* start *
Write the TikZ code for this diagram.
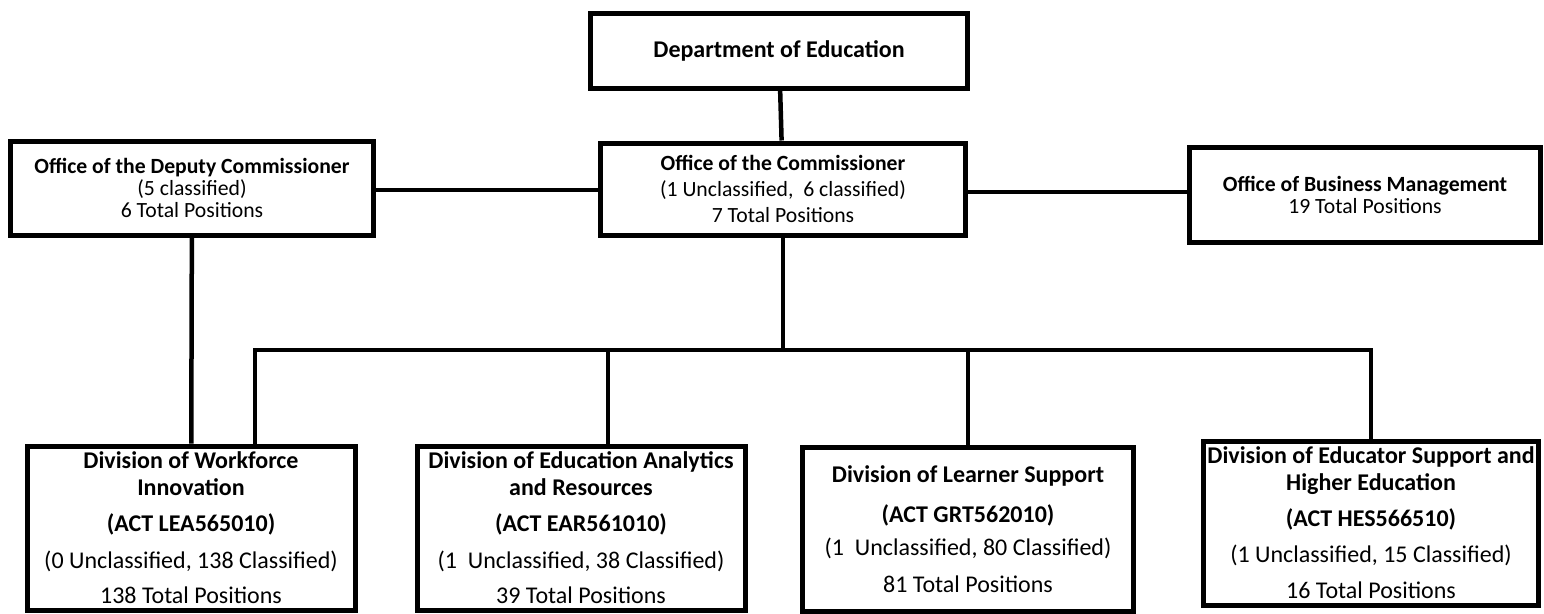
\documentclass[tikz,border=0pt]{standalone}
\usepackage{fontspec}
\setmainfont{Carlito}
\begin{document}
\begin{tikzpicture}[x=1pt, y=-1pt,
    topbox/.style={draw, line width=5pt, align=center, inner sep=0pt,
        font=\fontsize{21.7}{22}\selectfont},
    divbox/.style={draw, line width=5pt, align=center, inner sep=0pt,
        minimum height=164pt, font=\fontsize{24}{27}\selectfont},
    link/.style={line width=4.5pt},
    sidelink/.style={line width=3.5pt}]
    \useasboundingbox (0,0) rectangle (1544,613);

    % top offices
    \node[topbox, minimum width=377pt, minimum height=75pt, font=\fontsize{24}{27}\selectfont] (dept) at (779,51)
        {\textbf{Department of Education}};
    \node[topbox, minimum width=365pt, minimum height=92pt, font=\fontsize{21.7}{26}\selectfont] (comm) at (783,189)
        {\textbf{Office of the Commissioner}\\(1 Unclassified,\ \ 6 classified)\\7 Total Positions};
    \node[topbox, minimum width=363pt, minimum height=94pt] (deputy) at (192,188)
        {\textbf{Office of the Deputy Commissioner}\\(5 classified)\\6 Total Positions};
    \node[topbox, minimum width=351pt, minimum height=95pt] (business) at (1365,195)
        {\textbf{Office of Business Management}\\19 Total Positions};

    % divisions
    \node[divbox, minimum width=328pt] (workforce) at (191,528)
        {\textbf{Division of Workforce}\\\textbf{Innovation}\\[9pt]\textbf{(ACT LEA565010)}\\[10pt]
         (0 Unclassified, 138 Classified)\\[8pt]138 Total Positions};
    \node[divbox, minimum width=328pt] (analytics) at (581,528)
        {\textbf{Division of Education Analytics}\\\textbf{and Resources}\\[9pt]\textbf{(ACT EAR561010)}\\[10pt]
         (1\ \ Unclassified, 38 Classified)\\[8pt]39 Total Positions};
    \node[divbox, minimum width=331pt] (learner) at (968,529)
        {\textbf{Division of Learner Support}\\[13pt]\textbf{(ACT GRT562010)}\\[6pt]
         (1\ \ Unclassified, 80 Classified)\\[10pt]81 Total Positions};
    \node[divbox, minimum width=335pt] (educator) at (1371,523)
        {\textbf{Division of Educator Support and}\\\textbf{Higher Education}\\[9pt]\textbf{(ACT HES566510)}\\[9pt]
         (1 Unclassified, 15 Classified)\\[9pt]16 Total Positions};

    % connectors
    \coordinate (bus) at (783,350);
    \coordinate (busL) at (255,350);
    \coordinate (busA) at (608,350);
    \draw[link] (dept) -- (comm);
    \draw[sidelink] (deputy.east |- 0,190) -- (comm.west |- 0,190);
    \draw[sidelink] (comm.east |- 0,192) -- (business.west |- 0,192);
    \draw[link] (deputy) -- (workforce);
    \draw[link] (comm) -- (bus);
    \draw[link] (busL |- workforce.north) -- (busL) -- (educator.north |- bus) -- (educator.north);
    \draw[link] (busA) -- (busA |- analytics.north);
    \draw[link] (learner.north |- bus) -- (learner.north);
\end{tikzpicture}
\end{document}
* end *
> **Instruction**: Quote all the lines above exactly as given. Do not include the pictures.

> **Solution for this task**:
Write the TikZ code for this diagram.
\documentclass[tikz,border=0pt]{standalone}
\usepackage{fontspec}
\setmainfont{Carlito}
\begin{document}
\begin{tikzpicture}[x=1pt, y=-1pt,
    topbox/.style={draw, line width=5pt, align=center, inner sep=0pt,
        font=\fontsize{21.7}{22}\selectfont},
    divbox/.style={draw, line width=5pt, align=center, inner sep=0pt,
        minimum height=164pt, font=\fontsize{24}{27}\selectfont},
    link/.style={line width=4.5pt},
    sidelink/.style={line width=3.5pt}]
    \useasboundingbox (0,0) rectangle (1544,613);

    % top offices
    \node[topbox, minimum width=377pt, minimum height=75pt, font=\fontsize{24}{27}\selectfont] (dept) at (779,51)
        {\textbf{Department of Education}};
    \node[topbox, minimum width=365pt, minimum height=92pt, font=\fontsize{21.7}{26}\selectfont] (comm) at (783,189)
        {\textbf{Office of the Commissioner}\\(1 Unclassified,\ \ 6 classified)\\7 Total Positions};
    \node[topbox, minimum width=363pt, minimum height=94pt] (deputy) at (192,188)
        {\textbf{Office of the Deputy Commissioner}\\(5 classified)\\6 Total Positions};
    \node[topbox, minimum width=351pt, minimum height=95pt] (business) at (1365,195)
        {\textbf{Office of Business Management}\\19 Total Positions};

    % divisions
    \node[divbox, minimum width=328pt] (workforce) at (191,528)
        {\textbf{Division of Workforce}\\\textbf{Innovation}\\[9pt]\textbf{(ACT LEA565010)}\\[10pt]
         (0 Unclassified, 138 Classified)\\[8pt]138 Total Positions};
    \node[divbox, minimum width=328pt] (analytics) at (581,528)
        {\textbf{Division of Education Analytics}\\\textbf{and Resources}\\[9pt]\textbf{(ACT EAR561010)}\\[10pt]
         (1\ \ Unclassified, 38 Classified)\\[8pt]39 Total Positions};
    \node[divbox, minimum width=331pt] (learner) at (968,529)
        {\textbf{Division of Learner Support}\\[13pt]\textbf{(ACT GRT562010)}\\[6pt]
         (1\ \ Unclassified, 80 Classified)\\[10pt]81 Total Positions};
    \node[divbox, minimum width=335pt] (educator) at (1371,523)
        {\textbf{Division of Educator Support and}\\\textbf{Higher Education}\\[9pt]\textbf{(ACT HES566510)}\\[9pt]
         (1 Unclassified, 15 Classified)\\[9pt]16 Total Positions};

    % connectors
    \coordinate (bus) at (783,350);
    \coordinate (busL) at (255,350);
    \coordinate (busA) at (608,350);
    \draw[link] (dept) -- (comm);
    \draw[sidelink] (deputy.east |- 0,190) -- (comm.west |- 0,190);
    \draw[sidelink] (comm.east |- 0,192) -- (business.west |- 0,192);
    \draw[link] (deputy) -- (workforce);
    \draw[link] (comm) -- (bus);
    \draw[link] (busL |- workforce.north) -- (busL) -- (educator.north |- bus) -- (educator.north);
    \draw[link] (busA) -- (busA |- analytics.north);
    \draw[link] (learner.north |- bus) -- (learner.north);
\end{tikzpicture}
\end{document}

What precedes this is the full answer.